The Starry Night. Her insides twisted. It was such an eerie coincidence that the very painting Aria had stolen was this year’s prom theme—if it was a coincidence at all. All A would have to do was tip the cops off that the painting was in Aria’s closet and she’d be done for. And though the police might not ever know that Spencer and Emily knew about the theft, there were Hanna’s phone records from that night in Iceland. She’d be ruined, too. Who knew, maybe A would even figure out a way to blame them for Olaf’s death.
What had Aria seen in Olaf, anyway? His beard was nasty. The cap he wore looked like it was from a Dumpster. But Aria was always into those grungy dudes—Hanna had been surprised, actually, when she started dating Noel. Neither of them were each other’s types—a few boys on the lacrosse team even joked for a while that Noel was dating Aria because her dad, Byron, had access to good pot. Hanna was pretty sure that wasn’t true, but what if Noel did have an ulterior motive to go for Aria? What if someone had put him up to it? Someone like . . . Ali ? Could Noel be Ali’s helper?
Hanna hated to think it, but Ali having a helper made a lot of sense. It also fit that Noel was that person—for a lot of different reasons. At the beginning of sixth grade, when Real Ali was still around and Hanna was still a loserish nothing, her BFF was Scott Chin. Scott was out of the closet even then, and he had a raging crush on Noel and was always jealous of his girlfriends. “What does he see in Alison DiLaurentis?” he whined at lunch one day when he spied Ali and Noel giggling at the cool table. “She’s such a butter face. Everything about her is pretty . . . but her face .”

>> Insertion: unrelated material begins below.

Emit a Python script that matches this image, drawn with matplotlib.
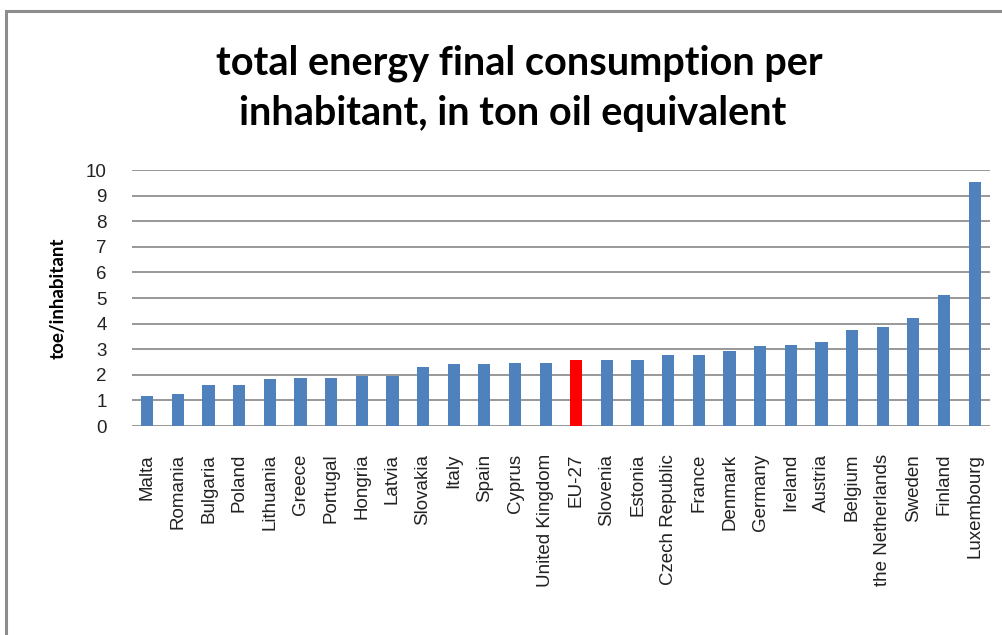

Hanna rolled her eyes. “She’s not a butter face.” Alison was the most beautiful girl ever. She’d modeled at the King James Mall spring and fall runway shows, and rumor had it she’d even been tapped by a big agency in New York City.
“Oh please, yes, she is.” Scott’s eyebrows, which Hanna suspected he plucked, knitted together. “I wonder if Noel has to close his eyes when he makes out with her.”
Hanna lowered her PB&J. “Do you think they actually make out?” Kissing was still exotic to her. She couldn’t believe kids her age were doing it.
“Oh, yeah.” Scott had nodded. “I saw them doing it in the woods behind the playground.”
Sighing, Hanna returned to the present and pushed through the double doors. Instantly, the familiar odor of gauze, antiseptic, and something that could only be described as burnt skin hit her like a tidal wave. She looked around, taking in the fake flowers on the tables and the patient art on the walls. Everything was the same as the last time she’d been here, down to the peppermints in the dish on the front desk. She remembered, suddenly, running into Mona in this lobby. Mona had acted all weird and cagey about why she was there, not admitting she was getting treatment for the burns from the prank-gone-wrong that Ali, Hanna, and the others had played on Toby Cavanaugh. In all the time they’d been friends, Hanna had never known Mona had been at the Cavanaughs that night, watching Ali shoot that firework into the tree house, witnessing Jenna getting blinded, maybe even hearing the fight Ali and Toby had afterward. Of course, Mona’s silence had been intentional.